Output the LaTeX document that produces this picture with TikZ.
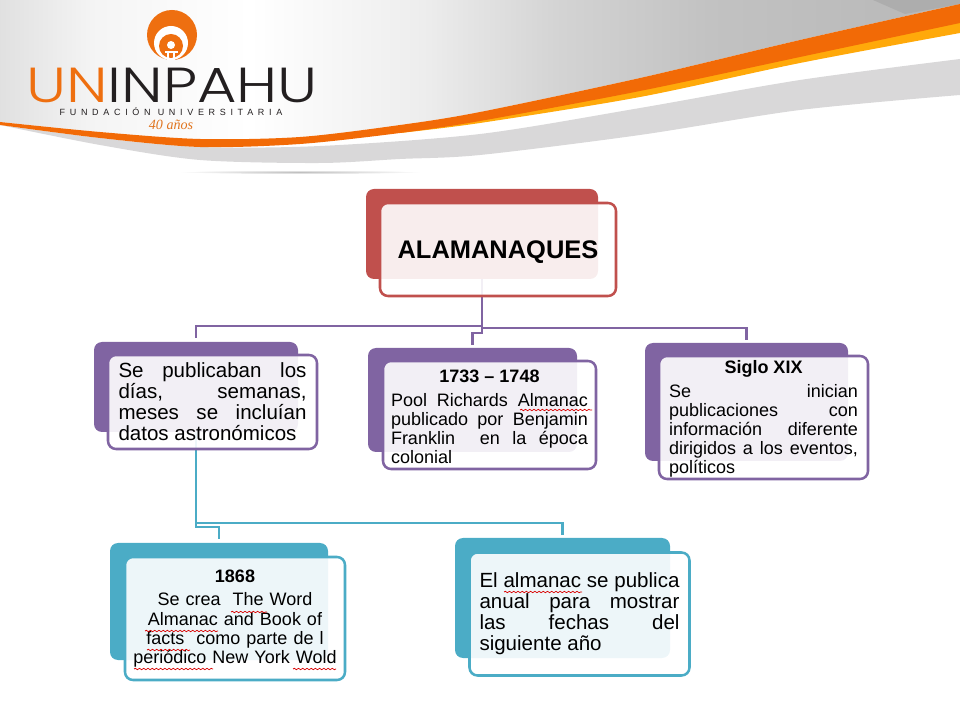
\documentclass[tikz,border=0pt]{standalone}
\usepackage{fontspec}
\usepackage{graphicx}
\setmainfont{Liberation Sans}
\newfontfamily\logofont{Poppins Light}
\newfontfamily\tagfont{Liberation Sans}[LetterSpace=52]
\newfontfamily\yearfont{Liberation Serif}
\usetikzlibrary{decorations.pathmorphing}

\definecolor{rootred}{HTML}{C0504D}
\definecolor{boxpurple}{HTML}{8064A2}
\definecolor{boxteal}{HTML}{4BACC6}
\definecolor{logoorange}{HTML}{EE6F10}
\definecolor{logodark}{HTML}{231F20}
\definecolor{swooshorange}{HTML}{F26A06}
\definecolor{swooshyellow}{HTML}{FFA90A}
\definecolor{bandgray}{HTML}{D9D8D9}

\pgfdeclarehorizontalshading{headershade}{100bp}{
  rgb(0bp)=(.88,.88,.88); rgb(25bp)=(.88,.88,.88); rgb(30bp)=(.96,.96,.96);
  rgb(38bp)=(1,1,1); rgb(47bp)=(.93,.93,.93); rgb(54bp)=(.83,.83,.83);
  rgb(62bp)=(.76,.76,.76); rgb(75bp)=(.72,.72,.72); rgb(100bp)=(.72,.72,.72)}

\newcommand{\px}{.025cm}
\newcommand{\boxhead}[1]{\hbox to \linewidth{\rule{0pt}{11.5pt}\hss\bfseries #1\hss}\par\vspace{3.5pt}}

\tikzset{
  backbox/.style={rounded corners=.2cm, inner sep=0pt},
  frontbox/.style={rounded corners=.2cm, inner sep=0pt, draw, line width=1.8pt,
    fill=white, fill opacity=.9, draw opacity=1, text opacity=1, text=black},
  bodytext/.style={font=\fontsize{12.8pt}{13.6pt}\selectfont, align=justify},
  largetext/.style={font=\fontsize{14.6pt}{15pt}\selectfont, align=justify},
  link/.style={line width=2pt},
  wavy/.style={red!85!black, line width=.5pt,
    decorate, decoration={snake, amplitude=.5pt, segment length=3pt}}
}

\begin{document}
\begin{tikzpicture}[x=\px, y=-\px]
      \useasboundingbox (0, 0) rectangle (960, 720);

      % header
      \begin{scope}
        \shade [shading=headershade] (0, 0) -- (960, 0) -- plot [smooth] coordinates {(960, 4) (800, 40) (640, 78) (480, 112) (400, 125) (300, 137) (200, 139) (100, 132) (0, 122)} -- cycle;
        \fill [black!32] (873, 0) -- (960, 0) -- (960, 4) -- (905, 14) -- cycle;
        \fill [bandgray] plot [smooth] coordinates {(0, 125) (100, 138) (200, 147) (320, 146) (480, 134) (640, 108) (800, 80) (960, 59)} -- plot [smooth] coordinates {(960, 95) (800, 110) (640, 135) (480, 155) (400, 159) (320, 163) (200, 160) (100, 145) (0, 125)} -- cycle;
        \fill [swooshyellow] plot [smooth] coordinates {(400, 132) (480, 118) (640, 88) (800, 50) (960, 20)} -- plot [smooth] coordinates {(960, 33) (800, 63) (640, 97) (480, 123) (400, 133)} -- cycle;
        \fill [swooshorange] plot [smooth] coordinates {(0, 122) (100, 132) (200, 139) (300, 137) (400, 125) (480, 112) (640, 78) (800, 40) (960, 4)} -- plot [smooth] coordinates {(960, 23) (800, 57) (640, 91) (480, 121) (400, 133) (300, 144) (200, 147) (100, 138) (0, 125)} -- cycle;
        \shade [shading=radial, inner color=black!25, outer color=white] (300, 172) ellipse [x radius=122, y radius=2];
      \end{scope}

      % logo
      \begin{scope}
        \fill [logoorange] (172, 35) circle [radius=25];
        \fill [white] (171, 43) circle [radius=17];
        \fill [logoorange] (171, 46) circle [radius=12];
        \fill [white] (171, 45) circle [radius=4];
        \fill [white] (165, 51) rectangle (178, 53);
        \fill [white] (167, 53) rectangle (169, 60);
        \fill [white] (173, 53) rectangle (175, 60);
      \end{scope}
      \node (logoname) at (172, 85) [inner sep=0pt, font=\logofont\fontsize{35pt}{35pt}\selectfont] {\scalebox{1.23}[1]{\textcolor{logoorange}{UN}\textcolor{logodark}{INPAHU}}};
      \node (logotag) at (171, 112) [inner sep=0pt, text=logodark, font=\tagfont\fontsize{6.4pt}{7pt}\selectfont] {FUNDACIÓN UNIVERSITARIA};
      \node (logoyears) at (171, 125) [inner sep=0pt, text=logoorange!70!brown, font=\yearfont\itshape\fontsize{10pt}{11pt}\selectfont] {40 años};

      % back boxes
      \node (rootback) at (482, 234) [backbox, fill=rootred, minimum width=232*\px, minimum height=90*\px] {};
      \node (diasback) at (196, 387) [backbox, fill=boxpurple, minimum width=204*\px, minimum height=90*\px] {};
      \node (poolback) at (472.5, 400) [backbox, fill=boxpurple, minimum width=209*\px, minimum height=104*\px] {};
      \node (sigloback) at (746.5, 402) [backbox, fill=boxpurple, minimum width=203*\px, minimum height=118*\px] {};
      \node (wordback) at (219, 601.5) [backbox, fill=boxteal, minimum width=218*\px, minimum height=117*\px] {};
      \node (anualback) at (562.5, 598) [backbox, fill=boxteal, minimum width=215*\px, minimum height=120*\px] {};

      % connectors
      \coordinate (joinleft) at (482, 326);
      \coordinate (joinright) at (482, 328);
      \coordinate (joinmid) at (482, 333);
      \coordinate (tealone) at (196, 523);
      \coordinate (tealtwo) at (196, 527);
      \draw [link, boxpurple, shorten >=4*\px] (rootback.south) -- (joinleft) -| (diasback.north);
      \draw [link, boxpurple, shorten >=3*\px] (rootback.south) -- (joinright) -| (sigloback.north);
      \draw [link, boxpurple, shorten >=3*\px] (rootback.south) -- (joinmid) -| (poolback.north);
      \draw [link, boxteal, shorten >=3*\px] (diasback.south) -- (tealone) -| (anualback.north);
      \draw [link, boxteal, shorten >=4*\px] (diasback.south) -- (tealtwo) -| (wordback.north);

      % front boxes
      \node (root) at (498, 249.5) [frontbox, draw=rootred, minimum width=236*\px, minimum height=93*\px, text depth=0pt, font=\bfseries\fontsize{18.1pt}{20pt}\selectfont] {ALAMANAQUES};
      \node (dias) at (212.5, 402) [frontbox, draw=boxpurple, minimum width=209*\px, minimum height=94*\px, text width=188*\px, largetext] {Se publicaban los\linebreak días, semanas,\linebreak meses se incluían\linebreak datos astronómicos};
      \node (pool) at (489.5, 415) [frontbox, draw=boxpurple, minimum width=213*\px, minimum height=108*\px, text width=197*\px, bodytext] {\boxhead{1733 – 1748}Pool Richards Almanac\linebreak publicado por Benjamin\linebreak Franklin \ en la época\linebreak colonial};
      \node (siglo) at (763.5, 417.5) [frontbox, draw=boxpurple, minimum width=209*\px, minimum height=123*\px, text width=189*\px, bodytext] {\boxhead{Siglo XIX}Se inician\linebreak publicaciones con\linebreak información diferente\linebreak dirigidos a los eventos,\linebreak políticos};
      \node (word) at (235, 618.5) [frontbox, draw=boxteal, minimum width=220*\px, minimum height=123*\px, text width=205*\px, bodytext, align=center] {\textbf{1868}\\[3pt]Se crea \ The Word\\Almanac and Book of\\facts \ como parte de l\\periódico New York Wold};
      \node (anual) at (579.5, 614) [frontbox, draw=boxteal, minimum width=220*\px, minimum height=123*\px, text width=200*\px, largetext] {El almanac se publica\linebreak anual para mostrar\linebreak las fechas del\linebreak siguiente año};

      % spelling marks
      \draw [wavy] (520, 410) -- (592, 410);
      \draw [wavy] (231, 612) -- (267, 612);
      \draw [wavy] (145, 631) -- (218, 631);
      \draw [wavy] (147, 650) -- (190, 650);
      \draw [wavy] (134, 669) -- (213, 669);
      \draw [wavy] (293, 669) -- (336, 669);
      \draw [wavy] (504, 592) -- (582, 592);
    \end{tikzpicture}
\end{document}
++++++
- **What to produce**
Please quote the lines of the material, beginning with the first and ending with the one that contains "rectangle (960, 720);", exactly as written and without any pictures.

- **Solved problem**
Output the LaTeX document that produces this picture with TikZ.
\documentclass[tikz,border=0pt]{standalone}
\usepackage{fontspec}
\usepackage{graphicx}
\setmainfont{Liberation Sans}
\newfontfamily\logofont{Poppins Light}
\newfontfamily\tagfont{Liberation Sans}[LetterSpace=52]
\newfontfamily\yearfont{Liberation Serif}
\usetikzlibrary{decorations.pathmorphing}

\definecolor{rootred}{HTML}{C0504D}
\definecolor{boxpurple}{HTML}{8064A2}
\definecolor{boxteal}{HTML}{4BACC6}
\definecolor{logoorange}{HTML}{EE6F10}
\definecolor{logodark}{HTML}{231F20}
\definecolor{swooshorange}{HTML}{F26A06}
\definecolor{swooshyellow}{HTML}{FFA90A}
\definecolor{bandgray}{HTML}{D9D8D9}

\pgfdeclarehorizontalshading{headershade}{100bp}{
  rgb(0bp)=(.88,.88,.88); rgb(25bp)=(.88,.88,.88); rgb(30bp)=(.96,.96,.96);
  rgb(38bp)=(1,1,1); rgb(47bp)=(.93,.93,.93); rgb(54bp)=(.83,.83,.83);
  rgb(62bp)=(.76,.76,.76); rgb(75bp)=(.72,.72,.72); rgb(100bp)=(.72,.72,.72)}

\newcommand{\px}{.025cm}
\newcommand{\boxhead}[1]{\hbox to \linewidth{\rule{0pt}{11.5pt}\hss\bfseries #1\hss}\par\vspace{3.5pt}}

\tikzset{
  backbox/.style={rounded corners=.2cm, inner sep=0pt},
  frontbox/.style={rounded corners=.2cm, inner sep=0pt, draw, line width=1.8pt,
    fill=white, fill opacity=.9, draw opacity=1, text opacity=1, text=black},
  bodytext/.style={font=\fontsize{12.8pt}{13.6pt}\selectfont, align=justify},
  largetext/.style={font=\fontsize{14.6pt}{15pt}\selectfont, align=justify},
  link/.style={line width=2pt},
  wavy/.style={red!85!black, line width=.5pt,
    decorate, decoration={snake, amplitude=.5pt, segment length=3pt}}
}

\begin{document}
\begin{tikzpicture}[x=\px, y=-\px]
      \useasboundingbox (0, 0) rectangle (960, 720);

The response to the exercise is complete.